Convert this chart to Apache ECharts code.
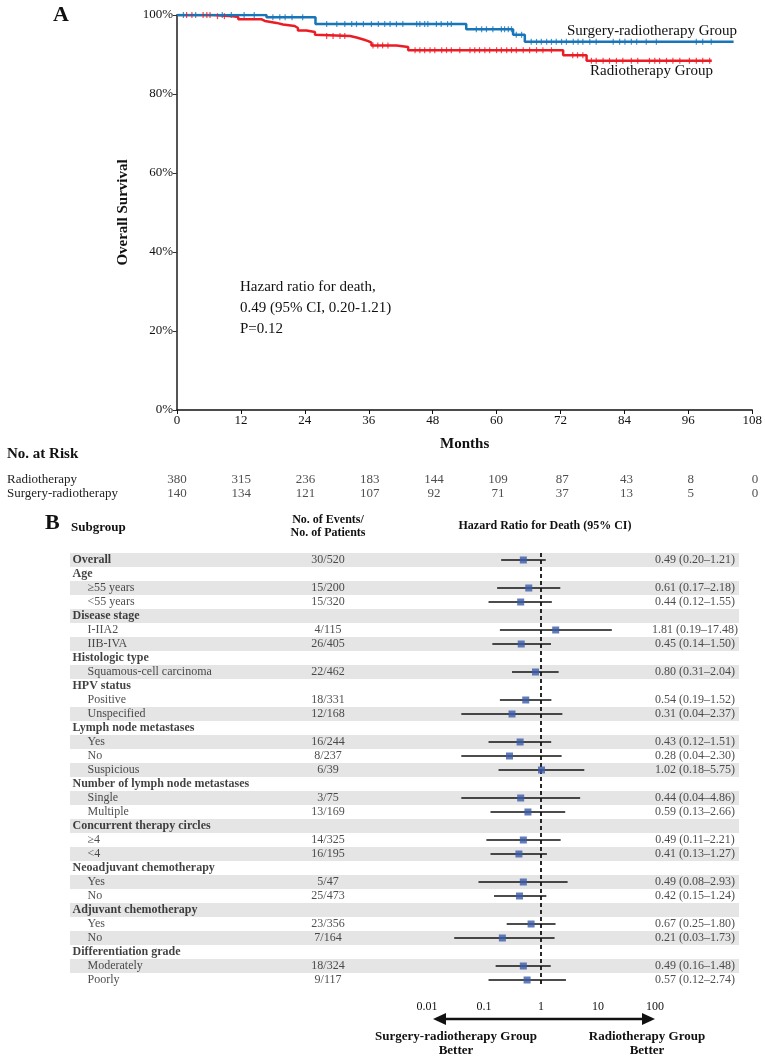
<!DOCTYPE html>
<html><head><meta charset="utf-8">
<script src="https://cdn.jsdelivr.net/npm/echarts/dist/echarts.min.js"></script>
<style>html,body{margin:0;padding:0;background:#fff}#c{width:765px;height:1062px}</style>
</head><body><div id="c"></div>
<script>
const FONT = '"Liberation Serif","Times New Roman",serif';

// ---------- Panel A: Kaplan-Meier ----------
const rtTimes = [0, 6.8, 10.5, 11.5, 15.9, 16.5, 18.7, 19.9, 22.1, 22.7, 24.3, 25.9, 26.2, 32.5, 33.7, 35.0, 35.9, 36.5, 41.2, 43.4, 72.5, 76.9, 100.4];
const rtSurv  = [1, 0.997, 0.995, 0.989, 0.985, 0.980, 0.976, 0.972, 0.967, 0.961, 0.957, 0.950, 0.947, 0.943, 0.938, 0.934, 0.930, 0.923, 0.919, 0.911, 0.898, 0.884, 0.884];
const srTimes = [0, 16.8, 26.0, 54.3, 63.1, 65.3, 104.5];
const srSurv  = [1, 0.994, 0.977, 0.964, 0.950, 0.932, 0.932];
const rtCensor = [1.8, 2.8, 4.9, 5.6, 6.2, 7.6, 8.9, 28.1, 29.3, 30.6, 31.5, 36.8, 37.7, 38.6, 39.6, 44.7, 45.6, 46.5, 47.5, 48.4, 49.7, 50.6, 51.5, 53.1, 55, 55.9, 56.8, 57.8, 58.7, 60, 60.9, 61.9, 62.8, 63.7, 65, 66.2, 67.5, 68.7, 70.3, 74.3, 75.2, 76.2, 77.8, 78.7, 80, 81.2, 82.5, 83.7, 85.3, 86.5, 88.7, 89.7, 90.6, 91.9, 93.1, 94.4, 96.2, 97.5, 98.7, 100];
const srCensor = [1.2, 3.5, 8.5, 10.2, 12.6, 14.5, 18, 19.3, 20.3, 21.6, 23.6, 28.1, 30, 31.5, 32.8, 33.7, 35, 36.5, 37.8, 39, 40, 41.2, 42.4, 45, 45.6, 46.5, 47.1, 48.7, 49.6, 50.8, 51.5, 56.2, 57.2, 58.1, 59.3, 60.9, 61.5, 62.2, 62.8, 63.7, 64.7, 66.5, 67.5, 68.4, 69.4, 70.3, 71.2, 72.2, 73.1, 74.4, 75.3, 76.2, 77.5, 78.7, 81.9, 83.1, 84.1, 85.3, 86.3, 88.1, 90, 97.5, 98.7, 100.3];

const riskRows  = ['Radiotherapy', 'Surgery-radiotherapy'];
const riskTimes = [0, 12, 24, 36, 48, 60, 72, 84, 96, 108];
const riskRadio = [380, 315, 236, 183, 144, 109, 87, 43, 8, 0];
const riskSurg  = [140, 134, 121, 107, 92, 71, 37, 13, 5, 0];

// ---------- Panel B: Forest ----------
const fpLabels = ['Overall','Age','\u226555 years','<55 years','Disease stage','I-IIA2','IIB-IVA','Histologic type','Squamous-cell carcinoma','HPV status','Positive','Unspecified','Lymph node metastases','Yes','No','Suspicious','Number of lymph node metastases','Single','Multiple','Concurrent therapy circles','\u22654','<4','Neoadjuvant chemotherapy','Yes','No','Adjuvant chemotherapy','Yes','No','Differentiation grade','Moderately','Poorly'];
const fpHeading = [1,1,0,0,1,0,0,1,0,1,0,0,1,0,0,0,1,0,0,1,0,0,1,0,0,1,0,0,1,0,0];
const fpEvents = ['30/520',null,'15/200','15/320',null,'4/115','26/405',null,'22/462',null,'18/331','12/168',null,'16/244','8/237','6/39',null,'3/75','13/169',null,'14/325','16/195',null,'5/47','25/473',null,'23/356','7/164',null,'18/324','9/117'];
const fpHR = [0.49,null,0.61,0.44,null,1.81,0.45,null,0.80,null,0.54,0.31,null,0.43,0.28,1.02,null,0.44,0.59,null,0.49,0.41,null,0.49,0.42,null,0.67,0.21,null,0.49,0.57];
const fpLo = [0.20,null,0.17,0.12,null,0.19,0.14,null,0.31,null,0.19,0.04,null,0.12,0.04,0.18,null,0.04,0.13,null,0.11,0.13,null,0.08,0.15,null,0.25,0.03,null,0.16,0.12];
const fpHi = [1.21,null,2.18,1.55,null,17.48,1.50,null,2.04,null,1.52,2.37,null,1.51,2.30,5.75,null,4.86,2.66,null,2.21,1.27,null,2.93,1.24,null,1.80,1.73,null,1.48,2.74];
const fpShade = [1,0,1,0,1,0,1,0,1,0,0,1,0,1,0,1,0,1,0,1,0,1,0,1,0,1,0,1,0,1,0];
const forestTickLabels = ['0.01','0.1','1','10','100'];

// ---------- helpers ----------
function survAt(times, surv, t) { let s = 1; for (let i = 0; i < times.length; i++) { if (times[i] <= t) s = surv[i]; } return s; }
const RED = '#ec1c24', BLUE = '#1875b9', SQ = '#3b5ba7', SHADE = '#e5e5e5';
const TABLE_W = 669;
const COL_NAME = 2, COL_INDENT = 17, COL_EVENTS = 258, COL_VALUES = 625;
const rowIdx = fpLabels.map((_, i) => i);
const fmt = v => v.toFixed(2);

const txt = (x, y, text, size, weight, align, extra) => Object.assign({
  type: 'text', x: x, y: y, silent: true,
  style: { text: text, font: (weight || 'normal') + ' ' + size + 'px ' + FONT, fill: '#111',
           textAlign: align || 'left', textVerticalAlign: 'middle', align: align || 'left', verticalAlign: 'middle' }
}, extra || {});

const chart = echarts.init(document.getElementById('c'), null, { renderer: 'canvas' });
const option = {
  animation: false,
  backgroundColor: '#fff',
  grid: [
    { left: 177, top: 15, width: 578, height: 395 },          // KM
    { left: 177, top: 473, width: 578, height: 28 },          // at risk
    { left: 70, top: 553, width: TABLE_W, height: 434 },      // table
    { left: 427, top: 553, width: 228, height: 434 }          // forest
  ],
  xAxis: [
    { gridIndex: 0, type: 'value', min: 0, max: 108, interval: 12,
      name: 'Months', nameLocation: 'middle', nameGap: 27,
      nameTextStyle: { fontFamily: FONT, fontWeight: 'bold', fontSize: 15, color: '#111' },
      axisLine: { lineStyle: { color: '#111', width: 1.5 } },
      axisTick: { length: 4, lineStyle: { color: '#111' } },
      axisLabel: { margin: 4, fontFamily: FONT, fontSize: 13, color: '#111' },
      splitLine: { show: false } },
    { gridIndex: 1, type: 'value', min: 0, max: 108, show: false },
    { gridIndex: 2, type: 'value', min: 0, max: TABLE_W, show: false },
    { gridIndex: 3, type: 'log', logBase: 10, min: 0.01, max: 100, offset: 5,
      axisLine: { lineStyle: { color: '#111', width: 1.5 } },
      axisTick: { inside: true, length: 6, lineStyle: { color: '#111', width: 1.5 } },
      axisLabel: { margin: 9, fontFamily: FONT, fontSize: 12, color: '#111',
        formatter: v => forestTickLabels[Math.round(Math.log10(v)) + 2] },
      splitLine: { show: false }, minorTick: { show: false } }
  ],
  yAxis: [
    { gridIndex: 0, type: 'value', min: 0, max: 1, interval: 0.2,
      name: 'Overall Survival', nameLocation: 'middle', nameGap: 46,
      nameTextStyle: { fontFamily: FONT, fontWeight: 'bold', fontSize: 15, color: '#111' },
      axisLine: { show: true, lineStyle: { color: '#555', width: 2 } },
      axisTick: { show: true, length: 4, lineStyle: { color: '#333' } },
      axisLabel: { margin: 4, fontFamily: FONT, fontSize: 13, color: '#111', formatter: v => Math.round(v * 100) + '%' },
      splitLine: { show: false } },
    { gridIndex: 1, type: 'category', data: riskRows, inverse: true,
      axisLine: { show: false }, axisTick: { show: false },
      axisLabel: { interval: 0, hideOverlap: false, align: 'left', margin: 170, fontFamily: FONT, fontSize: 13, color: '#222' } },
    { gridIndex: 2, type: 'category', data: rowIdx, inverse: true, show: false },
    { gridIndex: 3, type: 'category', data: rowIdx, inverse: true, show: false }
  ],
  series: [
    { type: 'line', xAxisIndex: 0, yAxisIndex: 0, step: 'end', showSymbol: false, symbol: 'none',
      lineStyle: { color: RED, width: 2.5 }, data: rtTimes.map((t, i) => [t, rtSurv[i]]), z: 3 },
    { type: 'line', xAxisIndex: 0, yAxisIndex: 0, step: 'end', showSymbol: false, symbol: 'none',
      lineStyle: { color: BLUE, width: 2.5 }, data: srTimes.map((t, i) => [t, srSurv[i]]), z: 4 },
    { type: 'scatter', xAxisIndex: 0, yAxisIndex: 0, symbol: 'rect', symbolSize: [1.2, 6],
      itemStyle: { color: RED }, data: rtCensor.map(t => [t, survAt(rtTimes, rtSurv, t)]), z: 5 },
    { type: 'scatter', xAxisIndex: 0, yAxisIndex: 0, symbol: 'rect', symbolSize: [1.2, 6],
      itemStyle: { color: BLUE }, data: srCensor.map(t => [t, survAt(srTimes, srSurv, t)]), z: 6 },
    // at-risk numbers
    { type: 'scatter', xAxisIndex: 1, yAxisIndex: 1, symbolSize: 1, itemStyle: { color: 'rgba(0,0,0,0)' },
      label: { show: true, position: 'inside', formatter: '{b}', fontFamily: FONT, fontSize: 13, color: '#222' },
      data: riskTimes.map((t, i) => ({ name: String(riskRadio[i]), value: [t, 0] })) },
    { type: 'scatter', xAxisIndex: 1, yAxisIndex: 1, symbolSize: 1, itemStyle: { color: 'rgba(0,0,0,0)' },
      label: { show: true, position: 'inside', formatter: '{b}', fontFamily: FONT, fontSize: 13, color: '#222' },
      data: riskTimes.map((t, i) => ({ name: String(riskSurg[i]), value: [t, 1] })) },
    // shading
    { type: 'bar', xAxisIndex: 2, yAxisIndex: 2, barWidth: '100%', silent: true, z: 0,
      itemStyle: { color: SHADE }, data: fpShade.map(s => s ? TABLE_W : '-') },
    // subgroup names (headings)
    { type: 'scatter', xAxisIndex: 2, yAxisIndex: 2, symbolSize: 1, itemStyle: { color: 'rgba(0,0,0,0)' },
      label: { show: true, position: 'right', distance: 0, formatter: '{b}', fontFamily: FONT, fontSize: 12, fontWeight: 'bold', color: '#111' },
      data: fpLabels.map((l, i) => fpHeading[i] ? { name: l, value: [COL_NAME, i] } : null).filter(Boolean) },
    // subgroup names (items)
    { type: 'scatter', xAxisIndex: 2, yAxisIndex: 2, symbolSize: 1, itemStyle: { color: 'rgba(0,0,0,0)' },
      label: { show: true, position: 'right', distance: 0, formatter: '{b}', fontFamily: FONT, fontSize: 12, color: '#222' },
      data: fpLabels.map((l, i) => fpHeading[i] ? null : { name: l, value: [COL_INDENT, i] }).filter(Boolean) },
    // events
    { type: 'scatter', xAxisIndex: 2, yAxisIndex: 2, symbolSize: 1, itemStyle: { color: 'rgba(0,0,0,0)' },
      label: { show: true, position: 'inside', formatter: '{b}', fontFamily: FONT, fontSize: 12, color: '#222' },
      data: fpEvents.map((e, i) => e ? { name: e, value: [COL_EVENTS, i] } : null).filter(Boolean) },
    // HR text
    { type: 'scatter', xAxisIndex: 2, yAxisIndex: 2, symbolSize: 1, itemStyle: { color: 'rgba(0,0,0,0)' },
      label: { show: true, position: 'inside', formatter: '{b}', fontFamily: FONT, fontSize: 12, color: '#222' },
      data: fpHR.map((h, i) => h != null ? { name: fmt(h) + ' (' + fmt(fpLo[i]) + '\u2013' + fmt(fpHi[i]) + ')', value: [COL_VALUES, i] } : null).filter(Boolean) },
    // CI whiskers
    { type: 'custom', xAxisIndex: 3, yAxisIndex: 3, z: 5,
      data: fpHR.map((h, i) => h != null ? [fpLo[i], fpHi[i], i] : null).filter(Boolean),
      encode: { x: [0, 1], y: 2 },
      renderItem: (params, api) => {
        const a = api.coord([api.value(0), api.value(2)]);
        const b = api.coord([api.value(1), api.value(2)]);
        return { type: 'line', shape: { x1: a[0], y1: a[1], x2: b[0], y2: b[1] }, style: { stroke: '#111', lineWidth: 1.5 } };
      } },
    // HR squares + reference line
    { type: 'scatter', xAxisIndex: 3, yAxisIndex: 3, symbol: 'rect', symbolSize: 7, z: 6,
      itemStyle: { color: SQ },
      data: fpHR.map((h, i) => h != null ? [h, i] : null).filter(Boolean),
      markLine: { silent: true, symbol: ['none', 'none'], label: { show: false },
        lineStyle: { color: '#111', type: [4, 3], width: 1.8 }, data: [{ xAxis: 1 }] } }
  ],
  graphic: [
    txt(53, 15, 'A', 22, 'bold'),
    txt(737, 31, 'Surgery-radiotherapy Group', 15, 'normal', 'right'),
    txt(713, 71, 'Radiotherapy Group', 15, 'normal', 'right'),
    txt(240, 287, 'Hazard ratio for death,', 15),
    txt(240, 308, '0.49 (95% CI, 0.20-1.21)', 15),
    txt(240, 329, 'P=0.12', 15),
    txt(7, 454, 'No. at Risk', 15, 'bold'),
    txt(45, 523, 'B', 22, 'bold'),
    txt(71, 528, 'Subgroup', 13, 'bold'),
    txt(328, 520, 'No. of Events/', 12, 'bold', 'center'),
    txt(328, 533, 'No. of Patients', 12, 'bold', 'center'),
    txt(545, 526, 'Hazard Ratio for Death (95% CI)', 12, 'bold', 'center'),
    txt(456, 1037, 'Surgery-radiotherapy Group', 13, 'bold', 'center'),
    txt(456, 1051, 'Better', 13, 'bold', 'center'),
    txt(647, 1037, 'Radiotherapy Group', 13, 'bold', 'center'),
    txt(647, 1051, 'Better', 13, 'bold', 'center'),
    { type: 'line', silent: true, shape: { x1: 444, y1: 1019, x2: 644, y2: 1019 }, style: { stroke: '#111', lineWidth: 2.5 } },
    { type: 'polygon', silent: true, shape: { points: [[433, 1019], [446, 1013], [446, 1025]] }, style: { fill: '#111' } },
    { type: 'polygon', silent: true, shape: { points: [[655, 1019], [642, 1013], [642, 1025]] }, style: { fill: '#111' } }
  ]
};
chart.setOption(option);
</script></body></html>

*WORK REQUIRED*. Skip the pictures and restate exactly the lines from the beginning of the listing to the line with "37, 13, 5, 0];", that line included.

*ANSWER IN FULL*.
Convert this chart to Apache ECharts code.
<!DOCTYPE html>
<html><head><meta charset="utf-8">
<script src="https://cdn.jsdelivr.net/npm/echarts/dist/echarts.min.js"></script>
<style>html,body{margin:0;padding:0;background:#fff}#c{width:765px;height:1062px}</style>
</head><body><div id="c"></div>
<script>
const FONT = '"Liberation Serif","Times New Roman",serif';

// ---------- Panel A: Kaplan-Meier ----------
const rtTimes = [0, 6.8, 10.5, 11.5, 15.9, 16.5, 18.7, 19.9, 22.1, 22.7, 24.3, 25.9, 26.2, 32.5, 33.7, 35.0, 35.9, 36.5, 41.2, 43.4, 72.5, 76.9, 100.4];
const rtSurv  = [1, 0.997, 0.995, 0.989, 0.985, 0.980, 0.976, 0.972, 0.967, 0.961, 0.957, 0.950, 0.947, 0.943, 0.938, 0.934, 0.930, 0.923, 0.919, 0.911, 0.898, 0.884, 0.884];
const srTimes = [0, 16.8, 26.0, 54.3, 63.1, 65.3, 104.5];
const srSurv  = [1, 0.994, 0.977, 0.964, 0.950, 0.932, 0.932];
const rtCensor = [1.8, 2.8, 4.9, 5.6, 6.2, 7.6, 8.9, 28.1, 29.3, 30.6, 31.5, 36.8, 37.7, 38.6, 39.6, 44.7, 45.6, 46.5, 47.5, 48.4, 49.7, 50.6, 51.5, 53.1, 55, 55.9, 56.8, 57.8, 58.7, 60, 60.9, 61.9, 62.8, 63.7, 65, 66.2, 67.5, 68.7, 70.3, 74.3, 75.2, 76.2, 77.8, 78.7, 80, 81.2, 82.5, 83.7, 85.3, 86.5, 88.7, 89.7, 90.6, 91.9, 93.1, 94.4, 96.2, 97.5, 98.7, 100];
const srCensor = [1.2, 3.5, 8.5, 10.2, 12.6, 14.5, 18, 19.3, 20.3, 21.6, 23.6, 28.1, 30, 31.5, 32.8, 33.7, 35, 36.5, 37.8, 39, 40, 41.2, 42.4, 45, 45.6, 46.5, 47.1, 48.7, 49.6, 50.8, 51.5, 56.2, 57.2, 58.1, 59.3, 60.9, 61.5, 62.2, 62.8, 63.7, 64.7, 66.5, 67.5, 68.4, 69.4, 70.3, 71.2, 72.2, 73.1, 74.4, 75.3, 76.2, 77.5, 78.7, 81.9, 83.1, 84.1, 85.3, 86.3, 88.1, 90, 97.5, 98.7, 100.3];

const riskRows  = ['Radiotherapy', 'Surgery-radiotherapy'];
const riskTimes = [0, 12, 24, 36, 48, 60, 72, 84, 96, 108];
const riskRadio = [380, 315, 236, 183, 144, 109, 87, 43, 8, 0];
const riskSurg  = [140, 134, 121, 107, 92, 71, 37, 13, 5, 0];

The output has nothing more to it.